Honky tonker Burleson crosses fingers

Joel Bernstein, December 1999

Doug Sahm is gone now. The man who epitomized Texas music left a legacy of more than 40 years worth of his own recordings. The last project he released during his lifetime was not his own record, but the debut of Ed Burleson, "My Perfect World.".

Sahm discovered Burleson, guided this project to fruition and saw it released on his own Tornado label. His last show was the album's release party.

Burleson doesn't cover the full spectrum of Texas music like Sahm did. He just covers the hard-core Texas dancehall country music known as honky tonk. But he sure does cover it well. He's a sixth-generation Texan and a former professional rodeo rider (he attended college on a rodeo scholarship.)

When asked how many songs he writes, Burleson replies, "Well, my wife ran off this year, so I've had more time to write. I've written twice as many as usual." That's practically a country song in itself.

The 30-year-old Burleson grew up around music. "Mama was a Baptist, so I sang in the choir every Sunday. Dad was a musician, so there were always people picking and singing around the house."

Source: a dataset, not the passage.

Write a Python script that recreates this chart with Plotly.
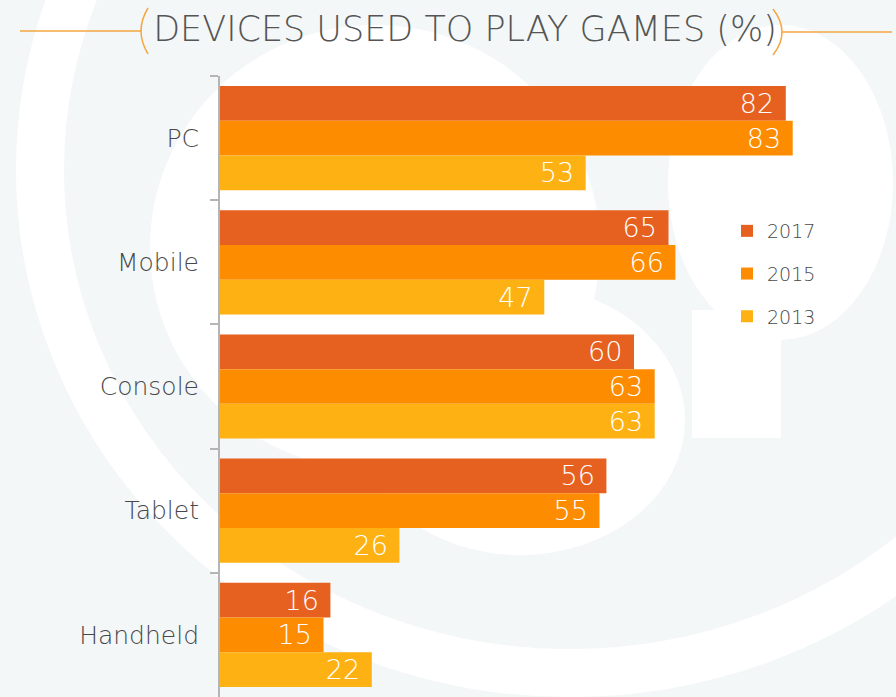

He never expected music to be his life's passion, however. "It was just something I did on the side. In Dallas, I found a club called Country Music Conservation Hall. That name caught my eye. (Later, as the Three Teardrops, it became his home base.) They had a songwriter's night, and I just went in and did some of my stuff. I've been writing songs in some form or another all my life. Dirty little rhyming things on the school bus, stuff like that. I played a little of everything (instruments), but it wasn't until I was 21 that I sat down and tried to play the guitar correctly."

Four or five years ago, Burleson journeyed to Austin one night to catch a show by fiddler Alvin Crow's band. Burleson was acquainted with Crow, who introduced him to Sahm (who was sitting in as the band's steel player that night.)

"We talked about wrestling. Then we got talking about music. We hit it off. (A few weeks later) I played The Broken Spoke in Austin, and he came to see me. I gave him some of my demos. I had been working on getting an indie deal, but I told him it was dead in the water. He pitched the songs to Warner-Chappell, and they gave me a publishing deal."

Sahm started the Tornado label along with a couple of WEA executives and worked on Burleson's album. "We added songs and wrote songs together."

Although Sahm is listed as executive producer, a title which often denotes no active participation in the project, he was very involved. Clay Blaker, a Texas legend unknown elsewhere except perhaps as a songwriter, produced.

Blaker's friendship with Jim Lauderdale - they've both written for George Strait - resulted in Lauderdale becoming a fan and giving Burleson a couple of songs. Bill Kirchen played some lead guitar (as did Sahm himself) and, of course, Alvin Crow played some fiddle. There are a number of musicians on the album - some of the original demos were used as a base, while other Burleson songs were redone completely.

As successful as Burleson may be in Texas - and the album is getting considerable radio play down there - he still can't make a living in music. "I carry a big band," he says.

"I work construction whenever I can. I usually wake up 4 a.m. Monday and other weekdays I'm working. Then, I get home at 2:30 and hit the phones (doing interviews and promotion). Maybe I get a nap, but then I go play if I'm playing (music) that night. I play with the band Friday and Saturday and whatever other nights I can get anything. I put in at least 40-45 hours a week in construction. I don't get a whole lot of sleep."

Burleson hopes to finally get in some touring next year. "My goal is to make it in music with what I'm doing and not change it. I hope I can make enough money to play full time. Cross my fingers. I think it's coming."